--- Begin Provided data ---

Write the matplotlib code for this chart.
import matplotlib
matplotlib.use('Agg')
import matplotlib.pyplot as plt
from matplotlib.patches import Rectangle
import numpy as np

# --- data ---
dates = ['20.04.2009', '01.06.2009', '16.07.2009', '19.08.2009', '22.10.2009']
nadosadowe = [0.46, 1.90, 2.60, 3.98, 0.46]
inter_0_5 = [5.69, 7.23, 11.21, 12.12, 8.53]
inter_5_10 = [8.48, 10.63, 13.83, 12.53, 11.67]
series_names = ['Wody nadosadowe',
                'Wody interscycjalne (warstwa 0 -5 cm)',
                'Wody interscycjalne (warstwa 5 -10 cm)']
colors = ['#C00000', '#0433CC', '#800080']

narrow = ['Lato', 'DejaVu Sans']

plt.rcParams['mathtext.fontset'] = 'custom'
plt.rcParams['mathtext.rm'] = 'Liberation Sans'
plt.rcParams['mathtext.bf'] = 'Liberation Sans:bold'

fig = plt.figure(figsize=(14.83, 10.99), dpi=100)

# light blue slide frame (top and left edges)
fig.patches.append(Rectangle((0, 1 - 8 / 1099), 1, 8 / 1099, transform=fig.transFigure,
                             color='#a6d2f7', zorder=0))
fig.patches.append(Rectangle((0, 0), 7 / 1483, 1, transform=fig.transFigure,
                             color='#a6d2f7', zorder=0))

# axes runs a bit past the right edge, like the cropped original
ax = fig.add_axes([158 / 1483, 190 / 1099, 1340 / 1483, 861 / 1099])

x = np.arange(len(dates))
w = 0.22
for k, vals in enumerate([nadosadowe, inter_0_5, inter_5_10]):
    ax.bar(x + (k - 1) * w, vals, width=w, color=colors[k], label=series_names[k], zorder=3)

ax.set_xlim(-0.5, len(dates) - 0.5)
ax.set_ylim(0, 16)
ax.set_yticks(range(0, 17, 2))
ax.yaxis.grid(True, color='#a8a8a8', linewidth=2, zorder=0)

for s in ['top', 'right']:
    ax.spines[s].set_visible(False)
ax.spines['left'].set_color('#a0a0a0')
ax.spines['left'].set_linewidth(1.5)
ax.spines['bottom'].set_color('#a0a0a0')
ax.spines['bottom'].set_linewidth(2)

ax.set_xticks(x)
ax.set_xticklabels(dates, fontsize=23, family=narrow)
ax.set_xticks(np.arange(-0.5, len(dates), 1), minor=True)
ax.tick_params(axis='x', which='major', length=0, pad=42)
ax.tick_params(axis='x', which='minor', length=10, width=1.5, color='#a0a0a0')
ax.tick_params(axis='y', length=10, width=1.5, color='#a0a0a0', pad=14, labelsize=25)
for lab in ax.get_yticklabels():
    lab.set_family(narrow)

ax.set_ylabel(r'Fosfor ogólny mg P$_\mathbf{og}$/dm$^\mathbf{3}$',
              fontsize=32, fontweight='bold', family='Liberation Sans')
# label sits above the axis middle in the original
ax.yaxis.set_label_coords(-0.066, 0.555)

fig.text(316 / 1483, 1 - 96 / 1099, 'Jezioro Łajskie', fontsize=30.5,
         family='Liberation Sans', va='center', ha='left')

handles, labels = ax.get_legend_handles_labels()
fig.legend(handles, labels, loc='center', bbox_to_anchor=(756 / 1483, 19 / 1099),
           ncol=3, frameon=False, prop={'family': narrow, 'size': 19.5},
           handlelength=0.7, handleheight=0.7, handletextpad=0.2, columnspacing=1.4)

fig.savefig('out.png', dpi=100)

--- End Provided data ---

### Directive
Please write out exactly the lines from the start of the data through the line that contains "import numpy as np", both ends included, and nothing else.

### The output
Write the matplotlib code for this chart.
import matplotlib
matplotlib.use('Agg')
import matplotlib.pyplot as plt
from matplotlib.patches import Rectangle
import numpy as np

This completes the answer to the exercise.